Le Tribunal fédéral rentre ici dans une explication un peu technique pour les néophytes. Comme aucun prix du marché n’existe pour les options OTC, la banque se réfère au modèle mathématique de Black & Scholes. Selon cette méthode, les paramètres déterminants pour calculer le prix d’une option sont le prix actuel du sous-jacent (en l’espèce, le taux de change), le prix d’exercice de l’option, le temps restant avant l’échéance de l’option, le taux d’intérêt sans risque et la volatilité du sous-jacent. Parmi ces éléments, la volatilité est le seul qui n’est pas directement constatable, mais implique une évaluation.

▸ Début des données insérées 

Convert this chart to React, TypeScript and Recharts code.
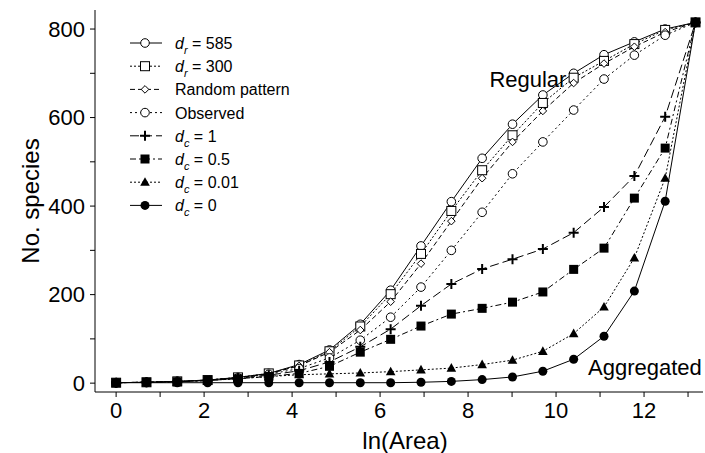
import React from 'react';
import { LineChart, Line, XAxis, YAxis, ReferenceDot } from 'recharts';

// ln(Area), area doubling each step
const lnArea = [0, 0.69, 1.39, 2.08, 2.77, 3.47, 4.16, 4.85, 5.55, 6.24, 6.93, 7.62, 8.32, 9.01, 9.7, 10.4, 11.09, 11.78, 12.48, 13.17];

const dr585 = [1, 2, 4, 7, 13, 22, 42, 75, 133, 210, 310, 410, 508, 585, 651, 700, 742, 771, 800, 815];
const dr300 = [1, 2, 4, 7, 13, 22, 40, 72, 128, 201, 292, 389, 481, 560, 633, 690, 728, 766, 798, 815];
const randomPattern = [1, 2, 4, 7, 12, 21, 39, 70, 120, 184, 270, 366, 463, 545, 615, 678, 722, 760, 793, 815];
const observed = [1, 2, 4, 7, 12, 20, 33, 57, 97, 149, 217, 300, 386, 473, 545, 617, 687, 741, 786, 815];
const dc1 = [1, 2, 3, 6, 11, 18, 28, 48, 82, 122, 175, 224, 258, 280, 303, 340, 398, 468, 602, 815];
const dc05 = [1, 2, 3, 6, 10, 15, 22, 38, 70, 99, 129, 156, 169, 183, 206, 257, 305, 418, 531, 815];
const dc001 = [1, 2, 3, 6, 10, 15, 19, 21, 23, 26, 30, 34, 42, 52, 72, 112, 172, 283, 463, 815];
const dc0 = [1, 1, 1, 1, 1, 1, 1, 1, 1, 1, 2, 4, 8, 14, 27, 54, 106, 208, 411, 815];

const xTicks = [0, 1, 2, 3, 4, 5, 6, 7, 8, 9, 10, 11, 12, 13];
const yTicks = [0, 100, 200, 300, 400, 500, 600, 700, 800];

const data = lnArea.map((x, i) => ({
  x,
  dr585: dr585[i],
  dr300: dr300[i],
  randomPattern: randomPattern[i],
  observed: observed[i],
  dc1: dc1[i],
  dc05: dc05[i],
  dc001: dc001[i],
  dc0: dc0[i],
}));

type MarkerKind = 'openCircle' | 'openSquare' | 'diamond' | 'plus' | 'filledSquare' | 'triangle' | 'dot';

const series: { key: string; marker: MarkerKind; dash?: string; sub?: string; value?: string; text?: string }[] = [
  { key: 'dr585', marker: 'openCircle', sub: 'r', value: '585' },
  { key: 'dr300', marker: 'openSquare', dash: '2 2', sub: 'r', value: '300' },
  { key: 'randomPattern', marker: 'diamond', dash: '5 3', text: 'Random pattern' },
  { key: 'observed', marker: 'openCircle', dash: '2 3', text: 'Observed' },
  { key: 'dc1', marker: 'plus', dash: '9 4', sub: 'c', value: '1' },
  { key: 'dc05', marker: 'filledSquare', dash: '6 3 2 3', sub: 'c', value: '0.5' },
  { key: 'dc001', marker: 'triangle', dash: '2 2', sub: 'c', value: '0.01' },
  { key: 'dc0', marker: 'dot', sub: 'c', value: '0' },
];

const FONT = '"Liberation Sans", Arial, Helvetica, sans-serif';

function Marker({ kind, cx, cy }: { kind: MarkerKind; cx: number; cy: number }) {
  switch (kind) {
    case 'openCircle':
      return <circle cx={cx} cy={cy} r={4.3} fill="#fff" stroke="#000" strokeWidth={1} />;
    case 'openSquare':
      return <rect x={cx - 4.5} y={cy - 4.5} width={9} height={9} fill="#fff" stroke="#000" strokeWidth={1} />;
    case 'diamond':
      return (
        <polygon
          points={`${cx},${cy - 3.8} ${cx + 3.8},${cy} ${cx},${cy + 3.8} ${cx - 3.8},${cy}`}
          fill="#fff"
          stroke="#000"
          strokeWidth={1}
        />
      );
    case 'plus':
      return <path d={`M${cx - 5},${cy}H${cx + 5}M${cx},${cy - 5}V${cy + 5}`} stroke="#000" strokeWidth={2} />;
    case 'filledSquare':
      return <rect x={cx - 4.5} y={cy - 4.5} width={9} height={9} fill="#000" />;
    case 'triangle':
      return <polygon points={`${cx},${cy - 5} ${cx + 4.8},${cy + 3.6} ${cx - 4.8},${cy + 3.6}`} fill="#000" />;
    default:
      return <circle cx={cx} cy={cy} r={4.5} fill="#000" />;
  }
}

function LegendBox() {
  return (
    <svg width={200} height={200} style={{ position: 'absolute', left: 120, top: 30, overflow: 'visible' }}>
      {series.map((s, i) => {
        const y = 13 + i * 23.2;
        return (
          <g key={s.key}>
            <line x1={10} x2={42} y1={y} y2={y} stroke="#000" strokeWidth={1} strokeDasharray={s.dash} />
            <Marker kind={s.marker} cx={25} cy={y} />
            <text x={55} y={y + 6} fontFamily={FONT} fontSize={16} fill="#000">
              {s.text ? (
                s.text
              ) : (
                <>
                  <tspan fontStyle="italic">d</tspan>
                  <tspan fontStyle="italic" fontSize={11} dy={5}>{s.sub}</tspan>
                  <tspan dy={-5}>{` = ${s.value}`}</tspan>
                </>
              )}
            </text>
          </g>
        );
      })}
    </svg>
  );
}

const tickStyle = { fontSize: 22, fontFamily: FONT, fill: '#000' };
const labelStyle = { fontSize: 24, fontFamily: FONT, fill: '#000' };
const noteStyle = { fontSize: 22, fontFamily: FONT, fill: '#000' };

export default function App() {
  return (
    <div style={{ position: 'absolute', left: 0, top: 0, width: 705, height: 453, background: '#fff' }}>
      <LineChart width={705} height={453} data={data} margin={{ top: 10, right: 2, bottom: 0, left: 0 }}>
        <XAxis
          dataKey="x"
          type="number"
          domain={[-0.48, 13.34]}
          ticks={xTicks}
          allowDataOverflow
          height={61}
          tickSize={5}
          tickMargin={5}
          tick={tickStyle}
          tickFormatter={(v: number) => (v % 2 === 0 ? String(v) : '')}
          stroke="#000"
          label={{ value: 'ln(Area)', position: 'insideBottom', offset: 4, dx: 6, style: labelStyle }}
        />
        <XAxis xAxisId="top" dataKey="x" type="number" orientation="top" domain={[-0.48, 13.34]} height={0} tick={false} stroke="#000" />
        <YAxis
          type="number"
          domain={[-20, 843]}
          ticks={yTicks}
          allowDataOverflow
          width={95}
          tickSize={5}
          tickMargin={5}
          tick={tickStyle}
          tickFormatter={(v: number) => (v % 200 === 0 ? String(v) : '')}
          stroke="#000"
          label={{ value: 'No. species', angle: -90, position: 'insideLeft', offset: 30, style: { ...labelStyle, textAnchor: 'middle' } }}
        />
        <YAxis yAxisId="right" orientation="right" type="number" domain={[-20, 843]} width={0} tick={false} stroke="#000" />
        {series.map((s) => (
          <Line
            key={s.key}
            dataKey={s.key}
            type="linear"
            stroke="#000"
            strokeWidth={1}
            strokeDasharray={s.dash}
            isAnimationActive={false}
            activeDot={false}
            dot={(p: any) => <Marker key={`${s.key}-${p.index}`} kind={s.marker} cx={p.cx} cy={p.cy} />}
          />
        ))}
        <ReferenceDot x={9.36} y={687} r={0} fill="none" stroke="none" label={{ value: 'Regular', position: 'center', style: noteStyle }} />
        <ReferenceDot x={12.02} y={36} r={0} fill="none" stroke="none" label={{ value: 'Aggregated', position: 'center', style: noteStyle }} />
      </LineChart>
      <LegendBox />
    </div>
  );
}
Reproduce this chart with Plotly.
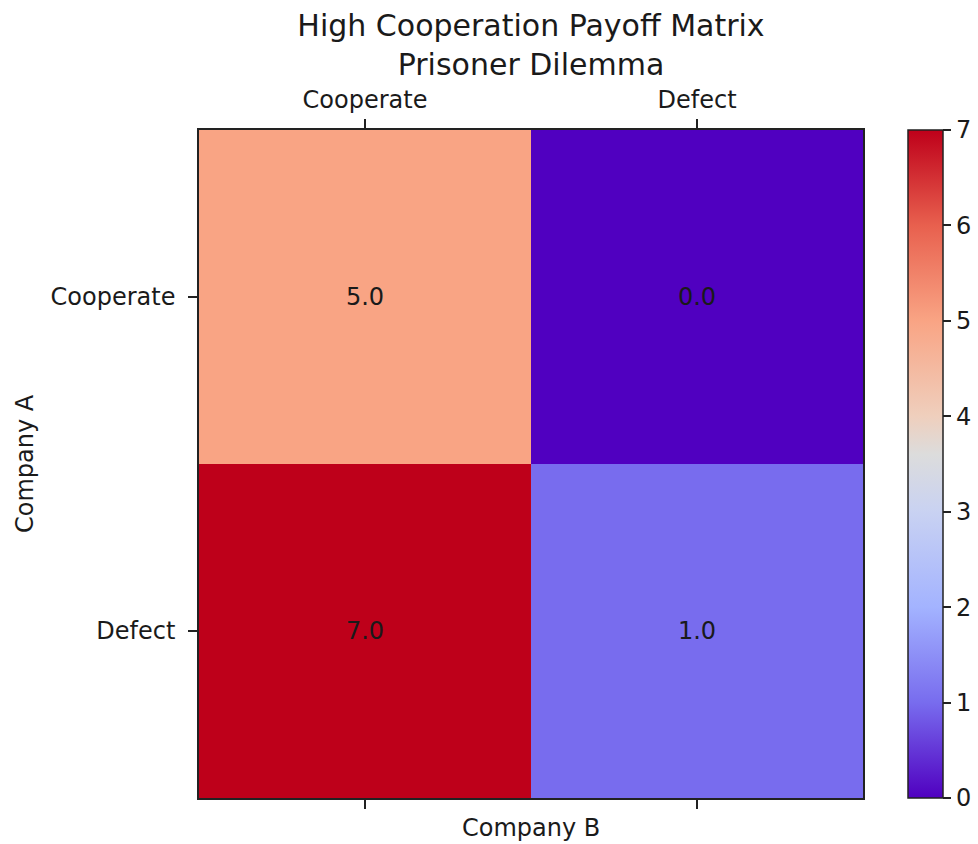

En l’espèce, en raison de l’abandon du taux plancher, le prix des options à racheter pour neutraliser les positions ouvertes correspondait essentiellement à leur valeur intrinsèque, de sorte que la volatilité implicite, paramètre déterminant de la valeur temps, était un facteur quasiment dénué d’impact. La cliente ne dispose ainsi d’aucun intérêt à recevoir cette information, car elle disposait déjà de toutes les informations nécessaires à la valorisation des options litigieuses.

Partant, comme dans l’arrêt 4A_599/2019 susmentionné, le Tribunal fédéral rejette le recours.

Le raisonnement du Tribunal fédéral concernant l’accès à l’identité des employés est bienvenu. En particulier, il contraste avec l’avis retenu par la Cour de justice genevoise dans son arrêt ACJC/1515/2019 ayant donné lieu à l’arrêt 4A_599/2019 susmentionné. En effet, la Cour avait considéré que le devoir de la banque de rendre compte de manière complète sur son activité inclut le fait de renseigner sur les employés qui ont agi en lien avec le compte bancaire du client, quand bien même c’est en définitive l’employeur qui répond de l’activité de ses auxiliaires.

En raison de l’arrêt commenté ici, la protection de la personnalité de l’employé prévaut désormais sur l’intérêt de la mandante à en connaître l’identité. À notre avis, une exception pourrait néanmoins être admise dans certaines circonstances, par exemple lorsque l’employé aurait commis un acte illicite, voire pénal, à l’encontre du mandant.